Diarmid Hall working with cardiac tissue in Jonathan Stecyk's lab in the ConocoPhillips Integrated Science Building. (Photo by Kathleen McCoy)

The Sunday I visited him in the lab, he had four glass chambers bubbling with submerged cardiac tissue. He's working with four groups of tissue: one from a turtle kept at 21 degrees Celsius with normal oxygen levels, one at 21 degrees Celsius with diminished oxygen levels. The other two were from turtles kept at 5 degrees Celsius, with normal oxygen or diminished oxygen.

"I am just examining how each of these chemicals affects those groups and comparing them," he said, pointing to a chart on his computer that showed that tissue under normal oxygen conditions and tissue deprived of oxygen both show an impact from adrenaline.

He'll repeat the experiment with six tissue samples under each condition, for a total of 70 runs. "We need all those numbers to actually see what it (adrenaline and carbamylocholine) are doing," he said. "We note outliers when we get them."

He glanced at the bubbling chambers. "It's going well," he said. "These two are both contracting right now." The contractions were slow, about two a minute, and barely discernible to my untrained eye. With a touch of a silver knob, he incrementally pulled the tiny strips out to a maximum length. Only at the full stretch did he add the adrenaline.

The contractions get stronger and faster, he noted. Turtles can change their blood content based on cold and oxygen conditions. "So we are seeing if it is the blood content level or the receptors in the heart. They can modify the receptors to respond differently to adrenaline; there's no point in having these receptors active if they are not going to use them" in a low oxygen environment, he said.

He's still gathering results and, like Savannah, working on a paper for consideration by the Journal for Experimental Biology. You'll have to read the finished paper to know what he finds out. "We are at the data collection stage," he said. "We're throwing a wide net to see what we can get and what we can learn from it."

Next fall, he'll be back in the lab with a new experiment. Sometime next spring he'll start his dental school applications.

Diarmid's tips for other students

Although he doesn't plan a life in research, he's really enjoyed the opportunity to be in the lab. He's developed new skills for analyzing data. "I'm very good at Excel now," he said. "I've had to analyze thousands and thousands of different things. And I am good at setting up an experiment and looking at all the things that could go wrong, all the variables."

His advice for undergraduates who want to do research is to find a professor they like in an area they are interested in.

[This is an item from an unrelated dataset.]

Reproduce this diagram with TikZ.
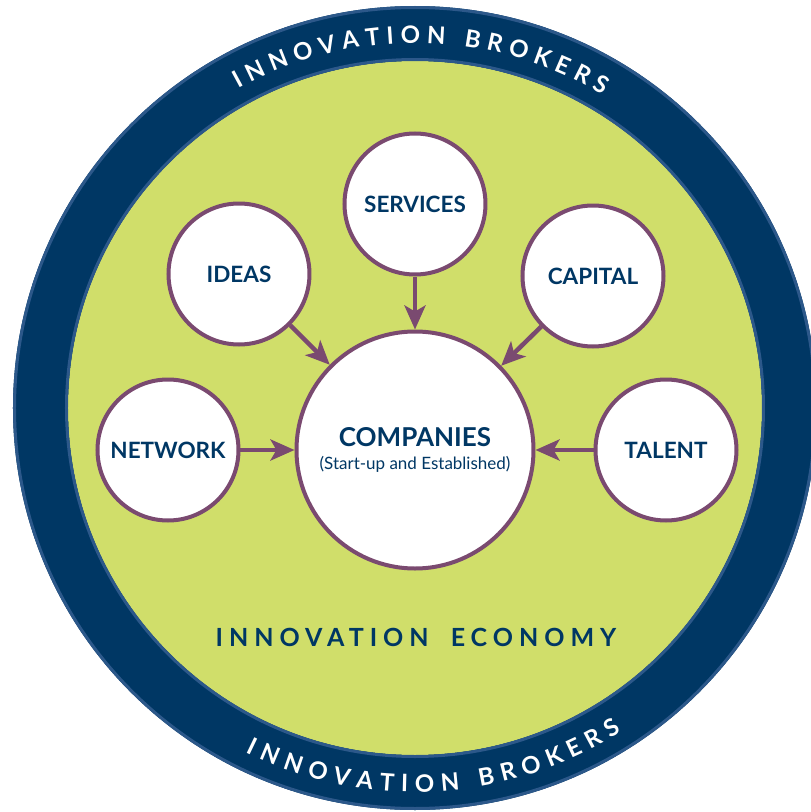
\documentclass[tikz,border=0pt]{standalone}
\usepackage{fontspec}
\setmainfont{Lato}
\usetikzlibrary{arrows.meta,decorations.text}

\definecolor{navy}{RGB}{0,55,100}
\definecolor{rimblue}{RGB}{44,88,138}
\definecolor{lime}{RGB}{208,222,106}
\definecolor{plum}{RGB}{122,74,112}

\newcommand\ringfont{\fontsize{24}{28}\selectfont\bfseries}

\tikzset{
  bubble/.style={circle, draw=plum, line width=4pt, fill=white, inner sep=0pt,
    minimum size=141pt, text=navy, font=\fontsize{22.5}{26}\selectfont\bfseries},
  feed/.style={draw=plum, line width=4.5pt, -{Stealth[length=24pt,width=21pt,inset=6pt]}},
}

\begin{document}
\begin{tikzpicture}[x=1pt,y=1pt]
\def\rOut{402}
\def\rIn{347}
\useasboundingbox (-415,-404) rectangle (396,408);

% Draw the two rings
\fill[navy] (0,0) circle (\rOut);
\draw[rimblue, line width=3pt] (0,0) circle (\rOut-1.5);
\fill[lime] (0,0) circle (\rIn);
\draw[rimblue, line width=3pt] (0,0) circle (\rIn+1.5);

% Ring text, top and bottom
\path[decorate, decoration={text along path, text align=fit to path,
  text={|\color{white}\ringfont|INNOVATION BROKERS}}]
  (119:365) arc[start angle=119, end angle=59, radius=365];
\path[decorate, decoration={text along path, text align=fit to path,
  text={|\color{white}\ringfont|INNOVATION BROKERS}}]
  (243.8:384) arc[start angle=243.8, end angle=302.5, radius=384];

% Bubbles
\node[bubble] (services) at (0,204) {SERVICES};
\node[bubble] (ideas) at (-176,134) {IDEAS};
\node[bubble] (capital) at (178,132) {CAPITAL};
\node[bubble] (network) at (-247,-42) {NETWORK};
\node[bubble] (talent) at (251,-42) {TALENT};
\node[bubble, minimum size=237pt, align=center,
  font=\fontsize{26}{23.4}\selectfont\bfseries] (companies) at (0,-42)
  {COMPANIES\\{\fontsize{17}{23.4}\selectfont\mdseries(Start-up and Established)}};

\node[text=navy, anchor=base, font=\fontsize{25}{30}\selectfont\bfseries]
  (economy) at (1,-238) {\addfontfeature{LetterSpace=24}INNOVATION\hspace{10pt} ECONOMY};

% Arrows into the companies
\foreach \src in {network,ideas,services,capital,talent}
  \draw[feed] (\src) -- (companies);

\end{tikzpicture}
\end{document}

Take a class from them. "It seems like it's all networking," he said.

Diarmid is living proof that an undergraduate can change his mind on career paths. He says he chose dentistry over law because he likes working with his hands, and he thinks he can make a visit to the dentist less stressful for patients. He's looking forward to the challenge.

Finally, from the professor

I asked Professor Stecyk what strengths Savannah and Diarmid brought to the lab, and also what advice he had for students who'd like similar opportunities in UAA science labs.

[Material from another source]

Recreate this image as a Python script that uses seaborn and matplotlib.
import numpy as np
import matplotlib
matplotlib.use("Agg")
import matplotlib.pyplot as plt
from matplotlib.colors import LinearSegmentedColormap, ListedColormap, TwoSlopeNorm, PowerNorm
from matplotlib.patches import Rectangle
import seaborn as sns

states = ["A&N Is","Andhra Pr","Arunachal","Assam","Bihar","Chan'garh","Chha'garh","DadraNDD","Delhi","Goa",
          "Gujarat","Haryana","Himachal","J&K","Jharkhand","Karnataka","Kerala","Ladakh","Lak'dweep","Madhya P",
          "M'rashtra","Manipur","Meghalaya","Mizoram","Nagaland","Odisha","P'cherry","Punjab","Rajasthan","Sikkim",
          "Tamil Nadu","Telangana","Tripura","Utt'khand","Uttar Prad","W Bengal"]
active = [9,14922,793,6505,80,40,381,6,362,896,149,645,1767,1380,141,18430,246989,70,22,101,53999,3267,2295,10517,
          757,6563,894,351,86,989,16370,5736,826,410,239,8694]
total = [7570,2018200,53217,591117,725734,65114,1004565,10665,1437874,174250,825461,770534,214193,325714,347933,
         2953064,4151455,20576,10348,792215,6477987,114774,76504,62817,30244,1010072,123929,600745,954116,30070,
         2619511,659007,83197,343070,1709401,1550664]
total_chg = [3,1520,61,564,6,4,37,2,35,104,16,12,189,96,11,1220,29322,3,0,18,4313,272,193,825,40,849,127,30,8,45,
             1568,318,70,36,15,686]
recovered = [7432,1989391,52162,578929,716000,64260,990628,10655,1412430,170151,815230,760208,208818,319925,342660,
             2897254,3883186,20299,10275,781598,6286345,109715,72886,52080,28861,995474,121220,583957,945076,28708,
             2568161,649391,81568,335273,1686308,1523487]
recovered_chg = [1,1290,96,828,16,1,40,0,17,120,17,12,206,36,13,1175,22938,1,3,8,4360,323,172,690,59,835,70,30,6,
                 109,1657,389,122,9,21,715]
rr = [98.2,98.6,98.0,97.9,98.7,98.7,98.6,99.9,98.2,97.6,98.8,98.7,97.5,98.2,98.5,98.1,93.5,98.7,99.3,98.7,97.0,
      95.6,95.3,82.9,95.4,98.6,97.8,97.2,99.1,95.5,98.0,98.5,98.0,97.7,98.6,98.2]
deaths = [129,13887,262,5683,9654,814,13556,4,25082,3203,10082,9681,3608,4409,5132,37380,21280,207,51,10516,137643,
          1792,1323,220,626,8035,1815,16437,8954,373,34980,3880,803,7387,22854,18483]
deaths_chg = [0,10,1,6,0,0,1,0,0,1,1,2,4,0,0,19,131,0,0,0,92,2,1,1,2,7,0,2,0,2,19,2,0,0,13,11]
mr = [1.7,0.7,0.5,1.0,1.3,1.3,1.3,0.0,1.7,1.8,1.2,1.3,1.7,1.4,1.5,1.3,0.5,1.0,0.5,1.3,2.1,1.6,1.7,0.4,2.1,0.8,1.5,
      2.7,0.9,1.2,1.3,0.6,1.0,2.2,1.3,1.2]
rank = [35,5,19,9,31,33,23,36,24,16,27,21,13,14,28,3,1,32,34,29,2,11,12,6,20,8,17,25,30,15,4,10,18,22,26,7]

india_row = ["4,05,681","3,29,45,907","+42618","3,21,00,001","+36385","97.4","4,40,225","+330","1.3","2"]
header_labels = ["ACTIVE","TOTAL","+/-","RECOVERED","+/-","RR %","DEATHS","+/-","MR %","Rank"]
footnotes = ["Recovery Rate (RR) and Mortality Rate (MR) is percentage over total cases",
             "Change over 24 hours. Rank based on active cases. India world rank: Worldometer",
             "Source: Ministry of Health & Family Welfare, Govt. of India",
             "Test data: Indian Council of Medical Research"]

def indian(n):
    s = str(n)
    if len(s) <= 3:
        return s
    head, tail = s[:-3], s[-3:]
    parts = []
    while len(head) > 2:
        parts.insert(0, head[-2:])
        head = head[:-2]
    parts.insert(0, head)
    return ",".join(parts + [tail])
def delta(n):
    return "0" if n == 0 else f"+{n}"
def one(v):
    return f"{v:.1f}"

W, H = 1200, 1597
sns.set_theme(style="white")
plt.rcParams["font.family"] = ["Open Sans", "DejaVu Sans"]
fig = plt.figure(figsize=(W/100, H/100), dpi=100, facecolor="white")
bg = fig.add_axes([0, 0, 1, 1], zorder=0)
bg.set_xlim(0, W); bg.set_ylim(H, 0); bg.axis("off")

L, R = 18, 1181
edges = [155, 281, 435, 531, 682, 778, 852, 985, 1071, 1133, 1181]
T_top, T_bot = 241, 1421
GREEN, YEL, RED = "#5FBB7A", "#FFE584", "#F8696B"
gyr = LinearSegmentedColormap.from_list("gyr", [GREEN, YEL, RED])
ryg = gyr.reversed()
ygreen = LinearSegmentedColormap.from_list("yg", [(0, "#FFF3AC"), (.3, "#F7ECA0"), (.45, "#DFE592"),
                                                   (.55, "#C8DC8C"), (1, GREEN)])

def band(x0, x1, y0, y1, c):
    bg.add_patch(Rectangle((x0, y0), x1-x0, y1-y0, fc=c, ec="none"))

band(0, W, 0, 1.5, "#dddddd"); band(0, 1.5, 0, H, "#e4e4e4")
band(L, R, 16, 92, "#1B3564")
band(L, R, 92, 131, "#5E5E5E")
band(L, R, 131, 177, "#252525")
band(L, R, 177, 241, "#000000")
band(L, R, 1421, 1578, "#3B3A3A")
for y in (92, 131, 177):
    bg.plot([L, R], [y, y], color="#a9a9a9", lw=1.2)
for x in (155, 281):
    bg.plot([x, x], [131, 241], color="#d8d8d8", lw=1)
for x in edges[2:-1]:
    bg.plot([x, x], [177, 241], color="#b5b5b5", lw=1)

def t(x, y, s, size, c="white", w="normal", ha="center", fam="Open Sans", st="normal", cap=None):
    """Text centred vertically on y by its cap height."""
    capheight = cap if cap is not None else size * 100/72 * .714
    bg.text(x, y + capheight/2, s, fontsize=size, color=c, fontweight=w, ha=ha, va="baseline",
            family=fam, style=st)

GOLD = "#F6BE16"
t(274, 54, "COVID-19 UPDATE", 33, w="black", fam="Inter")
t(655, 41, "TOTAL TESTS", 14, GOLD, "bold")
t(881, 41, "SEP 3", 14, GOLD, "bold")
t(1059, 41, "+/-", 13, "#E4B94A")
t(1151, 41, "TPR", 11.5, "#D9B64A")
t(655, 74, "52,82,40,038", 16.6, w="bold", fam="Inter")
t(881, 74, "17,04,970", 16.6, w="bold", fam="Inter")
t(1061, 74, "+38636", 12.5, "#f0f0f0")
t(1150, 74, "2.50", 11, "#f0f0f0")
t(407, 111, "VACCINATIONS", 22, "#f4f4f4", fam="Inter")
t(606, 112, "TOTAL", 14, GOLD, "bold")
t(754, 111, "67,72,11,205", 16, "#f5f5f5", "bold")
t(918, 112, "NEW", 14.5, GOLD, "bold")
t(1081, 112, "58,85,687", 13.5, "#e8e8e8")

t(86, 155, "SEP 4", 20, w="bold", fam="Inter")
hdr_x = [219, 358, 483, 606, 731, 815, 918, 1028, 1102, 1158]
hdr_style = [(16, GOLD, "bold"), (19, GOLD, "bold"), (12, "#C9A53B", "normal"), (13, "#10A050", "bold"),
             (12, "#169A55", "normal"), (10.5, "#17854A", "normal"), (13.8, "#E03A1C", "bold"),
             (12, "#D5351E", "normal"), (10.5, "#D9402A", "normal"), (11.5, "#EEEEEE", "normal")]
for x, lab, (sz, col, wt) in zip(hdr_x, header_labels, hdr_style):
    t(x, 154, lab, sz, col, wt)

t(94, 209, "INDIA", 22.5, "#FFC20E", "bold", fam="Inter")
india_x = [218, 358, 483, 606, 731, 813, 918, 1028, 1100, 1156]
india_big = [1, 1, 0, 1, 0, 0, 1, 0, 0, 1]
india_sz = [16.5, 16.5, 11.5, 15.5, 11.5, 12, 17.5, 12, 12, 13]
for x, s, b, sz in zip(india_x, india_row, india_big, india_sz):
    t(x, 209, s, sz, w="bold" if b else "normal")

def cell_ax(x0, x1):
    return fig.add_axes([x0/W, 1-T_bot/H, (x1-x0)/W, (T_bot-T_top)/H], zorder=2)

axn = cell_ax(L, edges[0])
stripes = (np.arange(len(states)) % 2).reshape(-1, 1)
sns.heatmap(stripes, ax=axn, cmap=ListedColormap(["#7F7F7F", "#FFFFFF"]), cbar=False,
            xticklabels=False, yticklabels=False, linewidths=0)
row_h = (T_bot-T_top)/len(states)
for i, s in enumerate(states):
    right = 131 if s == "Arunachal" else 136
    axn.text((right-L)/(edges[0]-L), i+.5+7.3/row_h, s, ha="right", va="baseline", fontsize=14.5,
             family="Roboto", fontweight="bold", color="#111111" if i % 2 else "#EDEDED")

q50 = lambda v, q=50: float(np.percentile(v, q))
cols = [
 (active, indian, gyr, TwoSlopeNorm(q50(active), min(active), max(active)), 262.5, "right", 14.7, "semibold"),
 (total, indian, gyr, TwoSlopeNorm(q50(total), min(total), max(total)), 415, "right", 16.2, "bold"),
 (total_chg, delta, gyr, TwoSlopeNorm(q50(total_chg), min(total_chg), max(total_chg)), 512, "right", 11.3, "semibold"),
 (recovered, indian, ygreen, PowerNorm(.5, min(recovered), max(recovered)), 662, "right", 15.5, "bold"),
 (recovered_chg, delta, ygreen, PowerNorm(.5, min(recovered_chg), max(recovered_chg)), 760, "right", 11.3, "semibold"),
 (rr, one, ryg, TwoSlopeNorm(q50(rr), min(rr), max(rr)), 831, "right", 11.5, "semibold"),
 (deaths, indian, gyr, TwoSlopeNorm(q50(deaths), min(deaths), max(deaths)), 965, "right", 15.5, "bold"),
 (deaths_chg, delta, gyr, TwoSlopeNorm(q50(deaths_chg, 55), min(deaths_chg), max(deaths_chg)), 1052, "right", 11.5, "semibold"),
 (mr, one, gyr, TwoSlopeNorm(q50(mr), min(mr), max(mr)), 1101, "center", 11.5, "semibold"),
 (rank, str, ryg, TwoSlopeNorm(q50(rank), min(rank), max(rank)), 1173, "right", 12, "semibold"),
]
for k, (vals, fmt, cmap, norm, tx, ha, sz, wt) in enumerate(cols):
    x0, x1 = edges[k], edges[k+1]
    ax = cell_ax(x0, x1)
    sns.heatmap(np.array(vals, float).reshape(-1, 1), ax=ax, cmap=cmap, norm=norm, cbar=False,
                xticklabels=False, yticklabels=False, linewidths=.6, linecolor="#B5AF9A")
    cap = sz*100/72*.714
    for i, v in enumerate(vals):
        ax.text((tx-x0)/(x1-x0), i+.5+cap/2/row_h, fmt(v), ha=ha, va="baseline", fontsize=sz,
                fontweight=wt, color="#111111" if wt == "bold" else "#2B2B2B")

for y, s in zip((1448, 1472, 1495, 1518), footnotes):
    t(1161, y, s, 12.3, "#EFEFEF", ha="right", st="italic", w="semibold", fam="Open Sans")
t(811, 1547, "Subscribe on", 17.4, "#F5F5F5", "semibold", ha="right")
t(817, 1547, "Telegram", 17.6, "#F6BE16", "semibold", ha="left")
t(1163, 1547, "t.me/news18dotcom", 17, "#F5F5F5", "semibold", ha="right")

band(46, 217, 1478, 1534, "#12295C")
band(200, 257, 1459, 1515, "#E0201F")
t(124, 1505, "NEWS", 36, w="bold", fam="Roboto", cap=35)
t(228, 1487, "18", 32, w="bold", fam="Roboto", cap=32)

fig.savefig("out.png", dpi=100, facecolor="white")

First, he complimented both Savannah and Diarmid on their dedication. "The students have been in the lab every weekend since October to fit in these long experiments," he said. "They also worked in the lab over the Christmas semester break and the recent long holiday weekend. Their projects are on par with graduate level research. They have both excelled at the challenge."

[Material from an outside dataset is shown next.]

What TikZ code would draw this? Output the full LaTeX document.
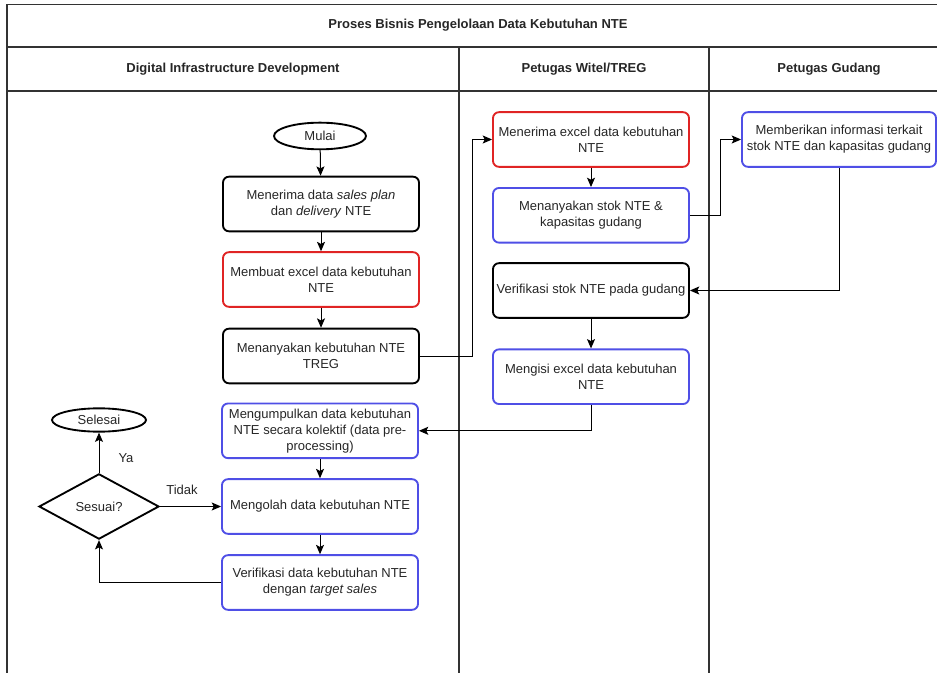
\documentclass[tikz,border=0pt]{standalone}
\usepackage{fontspec}
\setmainfont{Liberation Sans}
\usetikzlibrary{shapes.geometric,arrows.meta}
\definecolor{lanegray}{HTML}{333333}
\definecolor{boxred}{HTML}{E02424}
\definecolor{boxblue}{HTML}{4F4FE6}
\definecolor{txt}{HTML}{262626}

\begin{document}
\begin{tikzpicture}[x=0.75pt,y=-0.75pt,
  font=\fontsize{9.75}{12}\selectfont, text=txt,
  lane/.style={draw=lanegray,line width=1pt},
  proc/.style={draw=black,line width=1.4pt,rounded corners=4.5pt,
    minimum width=147pt,minimum height=41pt,align=center,inner sep=1pt},
  redbox/.style={proc,draw=boxred},
  bluebox/.style={proc,draw=boxblue},
  term/.style={ellipse,draw=black,line width=1.4pt,inner sep=0pt},
  decision/.style={diamond,draw=black,line width=1.4pt,inner sep=0pt,
    minimum width=90pt,minimum height=49pt,aspect=1.85},
  flow/.style={draw=black,line width=0.75pt,-{Stealth[length=7pt,width=6pt,inset=1.5pt]}},
  head/.style={font=\fontsize{9.75}{12}\selectfont\bfseries}
]
\useasboundingbox (0,0) rectangle (937,673);

% swimlane frame
\draw[lane] (7,673) -- (7,4.5) -- (937,4.5);
\draw[lane] (7,47) -- (937,47);
\draw[lane] (7,91) -- (937,91);
\draw[lane] (459,47) -- (459,673);
\draw[lane] (709,47) -- (709,673);

\node[head] (title) at (478,25) {Proses Bisnis Pengelolaan Data Kebutuhan NTE};
\node[head] (laneA) at (233,69) {Digital Infrastructure Development};
\node[head] (laneB) at (584,69) {Petugas Witel/TREG};
\node[head] (laneC) at (829,69) {Petugas Gudang};

% Digital Infrastructure Development
\node[term,minimum width=69pt,minimum height=20pt] (mulai) at (320,136) {Mulai};
\node[proc] (b1) at (321,204) {Menerima data \textit{sales plan}\\dan \textit{delivery} NTE};
\node[redbox] (b2) at (321,279.5) {Membuat excel data kebutuhan\\NTE};
\node[proc] (b3) at (321,356) {Menanyakan kebutuhan NTE\\TREG};
\node[bluebox] (d1) at (320,430.8) {Mengumpulkan data kebutuhan\\NTE secara kolektif (data pre-\\processing)};
\node[bluebox] (d2) at (320,506.5) {Mengolah data kebutuhan NTE};
\node[bluebox] (d3) at (320,582.5) {Verifikasi data kebutuhan NTE\\dengan \textit{target sales}};
\node[decision] (sesuai) at (99,506.5) {Sesuai?};
\node[term,minimum width=70.5pt,minimum height=17.5pt] (selesai) at (99,420) {Selesai};

% Petugas Witel/TREG
\node[redbox] (w1) at (591,139.5) {Menerima excel data kebutuhan\\NTE};
\node[bluebox] (w2) at (591,215.3) {Menanyakan stok NTE \&\\kapasitas gudang};
\node[proc] (w3) at (591,290.5) {Verifikasi stok NTE pada gudang};
\node[bluebox] (w4) at (591,376.7) {Mengisi excel data kebutuhan\\NTE};

% Petugas Gudang
\node[bluebox,minimum width=145.5pt] (g1) at (839,139.5) {Memberikan informasi terkait\\stok NTE dan kapasitas gudang};

% connectors
\draw[flow] (mulai) -- (b1);
\draw[flow] (b1) -- (b2);
\draw[flow] (b2) -- (b3);
\draw[flow] (b3.east) -- ++(53,0) |- (w1.west);
\draw[flow] (w1) -- (w2);
\draw[flow] (w2.east) -- ++(31,0) |- (g1.west);
\draw[flow] (g1.south) |- (w3.east);
\draw[flow] (w3) -- (w4);
\draw[flow] (w4.south) |- (d1.east);
\draw[flow] (d1) -- (d2);
\draw[flow] (d2) -- (d3);
\draw[flow] (d3.west) -| (sesuai.south);
\draw[flow] (sesuai.east) -- (d2.west);
\draw[flow] (sesuai.north) -- (selesai.south);

\node (ya) at (126,458) {Ya};
\node (tidak) at (182,490) {Tidak};
\end{tikzpicture}
\end{document}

His tips to undergraduates include the advice to start early in your degree program looking for research. Don't wait until your senior year; professors are interested in those with some "long-term" interest, so be ready to commit to multiple semesters.

Stecyk said all the students he's ever selected have "demonstrated genuine interest in the research." Likewise, he added, "It is the dedicated students who ... are rewarded with, for example, trips to conferences abroad."